- **Your instructions**:
Copy out the listing that follows, exactly, without its pictures.

- **Source material**:
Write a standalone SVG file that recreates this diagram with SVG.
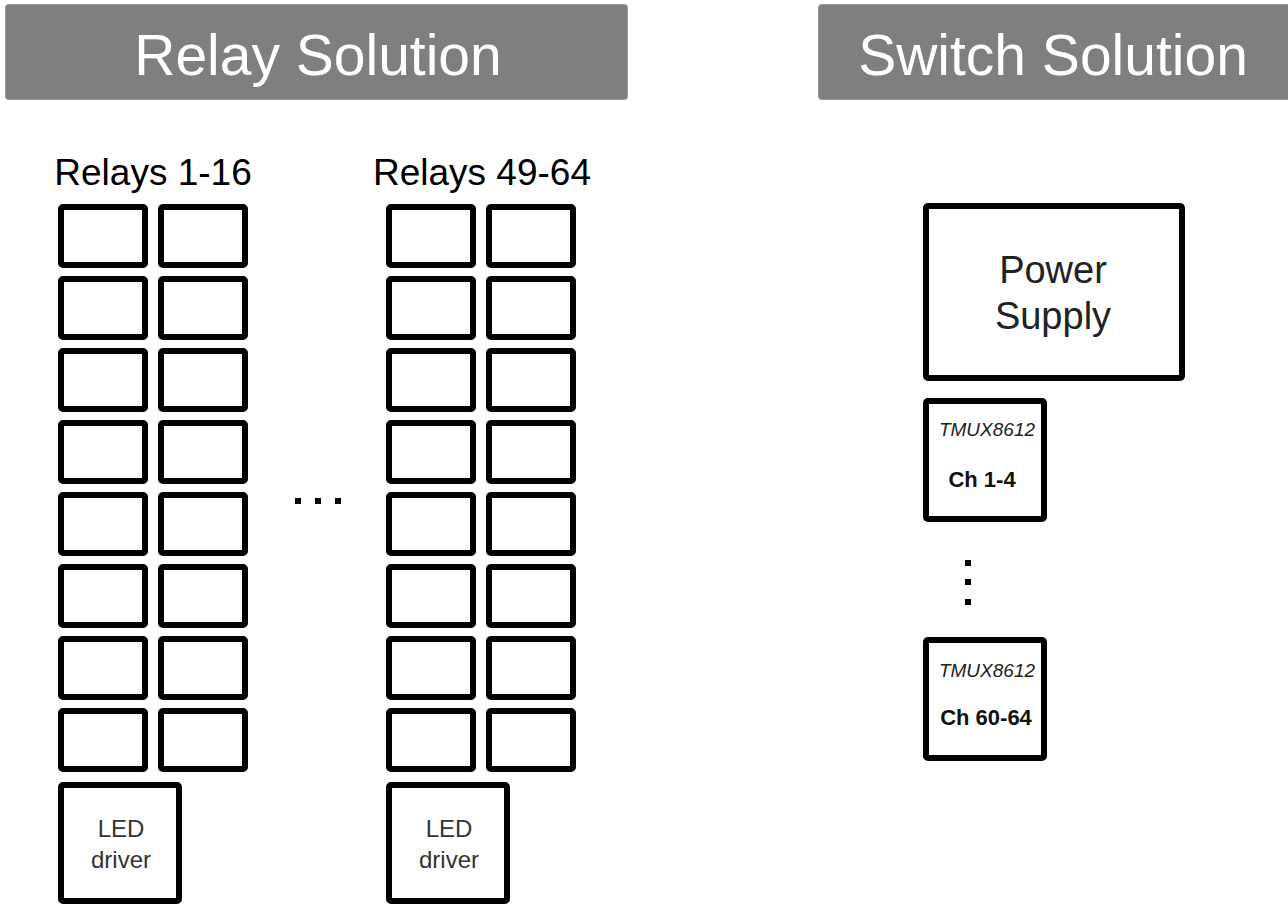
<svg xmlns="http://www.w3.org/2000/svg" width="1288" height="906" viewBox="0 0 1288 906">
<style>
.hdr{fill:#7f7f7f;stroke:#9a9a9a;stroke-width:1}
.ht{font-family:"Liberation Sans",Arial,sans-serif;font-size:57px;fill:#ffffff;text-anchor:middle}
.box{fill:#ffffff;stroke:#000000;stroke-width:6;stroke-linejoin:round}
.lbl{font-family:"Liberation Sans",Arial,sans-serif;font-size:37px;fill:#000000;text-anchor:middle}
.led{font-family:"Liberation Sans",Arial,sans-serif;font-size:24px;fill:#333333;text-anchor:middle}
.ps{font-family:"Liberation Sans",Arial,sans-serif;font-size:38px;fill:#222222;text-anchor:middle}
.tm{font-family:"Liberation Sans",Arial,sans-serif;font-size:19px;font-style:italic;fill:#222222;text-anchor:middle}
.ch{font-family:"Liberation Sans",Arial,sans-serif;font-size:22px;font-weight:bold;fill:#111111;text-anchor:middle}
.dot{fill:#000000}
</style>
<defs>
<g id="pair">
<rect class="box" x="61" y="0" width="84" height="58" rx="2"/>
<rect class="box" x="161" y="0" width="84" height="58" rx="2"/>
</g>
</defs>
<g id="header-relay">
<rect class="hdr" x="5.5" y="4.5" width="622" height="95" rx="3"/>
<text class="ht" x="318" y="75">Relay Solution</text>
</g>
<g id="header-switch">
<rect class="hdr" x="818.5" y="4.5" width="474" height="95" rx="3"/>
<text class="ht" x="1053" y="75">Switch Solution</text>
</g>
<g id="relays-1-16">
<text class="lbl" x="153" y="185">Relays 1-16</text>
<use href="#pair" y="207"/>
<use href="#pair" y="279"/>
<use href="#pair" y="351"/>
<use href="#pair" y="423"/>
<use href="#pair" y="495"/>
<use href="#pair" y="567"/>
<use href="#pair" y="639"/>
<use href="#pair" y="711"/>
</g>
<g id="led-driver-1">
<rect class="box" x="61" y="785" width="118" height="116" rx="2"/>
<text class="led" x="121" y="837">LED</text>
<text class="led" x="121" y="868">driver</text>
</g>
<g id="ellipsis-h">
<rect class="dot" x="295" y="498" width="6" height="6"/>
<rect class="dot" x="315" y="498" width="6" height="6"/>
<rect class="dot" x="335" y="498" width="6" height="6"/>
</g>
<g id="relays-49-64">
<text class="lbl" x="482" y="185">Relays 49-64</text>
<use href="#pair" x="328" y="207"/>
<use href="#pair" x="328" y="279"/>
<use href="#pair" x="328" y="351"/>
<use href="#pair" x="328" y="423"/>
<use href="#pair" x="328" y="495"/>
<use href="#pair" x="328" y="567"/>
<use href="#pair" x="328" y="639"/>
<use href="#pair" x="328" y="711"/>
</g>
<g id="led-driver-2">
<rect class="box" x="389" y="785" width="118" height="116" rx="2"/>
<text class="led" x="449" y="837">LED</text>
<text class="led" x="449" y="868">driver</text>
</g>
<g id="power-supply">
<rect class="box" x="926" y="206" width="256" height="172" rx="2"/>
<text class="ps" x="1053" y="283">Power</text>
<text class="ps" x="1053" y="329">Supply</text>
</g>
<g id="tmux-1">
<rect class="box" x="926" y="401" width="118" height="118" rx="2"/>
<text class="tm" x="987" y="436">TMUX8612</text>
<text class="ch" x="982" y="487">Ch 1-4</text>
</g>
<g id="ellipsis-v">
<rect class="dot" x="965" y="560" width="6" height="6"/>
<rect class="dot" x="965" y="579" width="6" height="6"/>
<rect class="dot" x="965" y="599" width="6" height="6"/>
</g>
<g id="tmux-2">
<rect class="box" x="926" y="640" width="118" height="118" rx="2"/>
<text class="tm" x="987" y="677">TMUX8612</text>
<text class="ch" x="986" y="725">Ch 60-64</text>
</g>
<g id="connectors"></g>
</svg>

- **Written response**:
Write a standalone SVG file that recreates this diagram with SVG.
<svg xmlns="http://www.w3.org/2000/svg" width="1288" height="906" viewBox="0 0 1288 906">
<style>
.hdr{fill:#7f7f7f;stroke:#9a9a9a;stroke-width:1}
.ht{font-family:"Liberation Sans",Arial,sans-serif;font-size:57px;fill:#ffffff;text-anchor:middle}
.box{fill:#ffffff;stroke:#000000;stroke-width:6;stroke-linejoin:round}
.lbl{font-family:"Liberation Sans",Arial,sans-serif;font-size:37px;fill:#000000;text-anchor:middle}
.led{font-family:"Liberation Sans",Arial,sans-serif;font-size:24px;fill:#333333;text-anchor:middle}
.ps{font-family:"Liberation Sans",Arial,sans-serif;font-size:38px;fill:#222222;text-anchor:middle}
.tm{font-family:"Liberation Sans",Arial,sans-serif;font-size:19px;font-style:italic;fill:#222222;text-anchor:middle}
.ch{font-family:"Liberation Sans",Arial,sans-serif;font-size:22px;font-weight:bold;fill:#111111;text-anchor:middle}
.dot{fill:#000000}
</style>
<defs>
<g id="pair">
<rect class="box" x="61" y="0" width="84" height="58" rx="2"/>
<rect class="box" x="161" y="0" width="84" height="58" rx="2"/>
</g>
</defs>
<g id="header-relay">
<rect class="hdr" x="5.5" y="4.5" width="622" height="95" rx="3"/>
<text class="ht" x="318" y="75">Relay Solution</text>
</g>
<g id="header-switch">
<rect class="hdr" x="818.5" y="4.5" width="474" height="95" rx="3"/>
<text class="ht" x="1053" y="75">Switch Solution</text>
</g>
<g id="relays-1-16">
<text class="lbl" x="153" y="185">Relays 1-16</text>
<use href="#pair" y="207"/>
<use href="#pair" y="279"/>
<use href="#pair" y="351"/>
<use href="#pair" y="423"/>
<use href="#pair" y="495"/>
<use href="#pair" y="567"/>
<use href="#pair" y="639"/>
<use href="#pair" y="711"/>
</g>
<g id="led-driver-1">
<rect class="box" x="61" y="785" width="118" height="116" rx="2"/>
<text class="led" x="121" y="837">LED</text>
<text class="led" x="121" y="868">driver</text>
</g>
<g id="ellipsis-h">
<rect class="dot" x="295" y="498" width="6" height="6"/>
<rect class="dot" x="315" y="498" width="6" height="6"/>
<rect class="dot" x="335" y="498" width="6" height="6"/>
</g>
<g id="relays-49-64">
<text class="lbl" x="482" y="185">Relays 49-64</text>
<use href="#pair" x="328" y="207"/>
<use href="#pair" x="328" y="279"/>
<use href="#pair" x="328" y="351"/>
<use href="#pair" x="328" y="423"/>
<use href="#pair" x="328" y="495"/>
<use href="#pair" x="328" y="567"/>
<use href="#pair" x="328" y="639"/>
<use href="#pair" x="328" y="711"/>
</g>
<g id="led-driver-2">
<rect class="box" x="389" y="785" width="118" height="116" rx="2"/>
<text class="led" x="449" y="837">LED</text>
<text class="led" x="449" y="868">driver</text>
</g>
<g id="power-supply">
<rect class="box" x="926" y="206" width="256" height="172" rx="2"/>
<text class="ps" x="1053" y="283">Power</text>
<text class="ps" x="1053" y="329">Supply</text>
</g>
<g id="tmux-1">
<rect class="box" x="926" y="401" width="118" height="118" rx="2"/>
<text class="tm" x="987" y="436">TMUX8612</text>
<text class="ch" x="982" y="487">Ch 1-4</text>
</g>
<g id="ellipsis-v">
<rect class="dot" x="965" y="560" width="6" height="6"/>
<rect class="dot" x="965" y="579" width="6" height="6"/>
<rect class="dot" x="965" y="599" width="6" height="6"/>
</g>
<g id="tmux-2">
<rect class="box" x="926" y="640" width="118" height="118" rx="2"/>
<text class="tm" x="987" y="677">TMUX8612</text>
<text class="ch" x="986" y="725">Ch 60-64</text>
</g>
<g id="connectors"></g>
</svg>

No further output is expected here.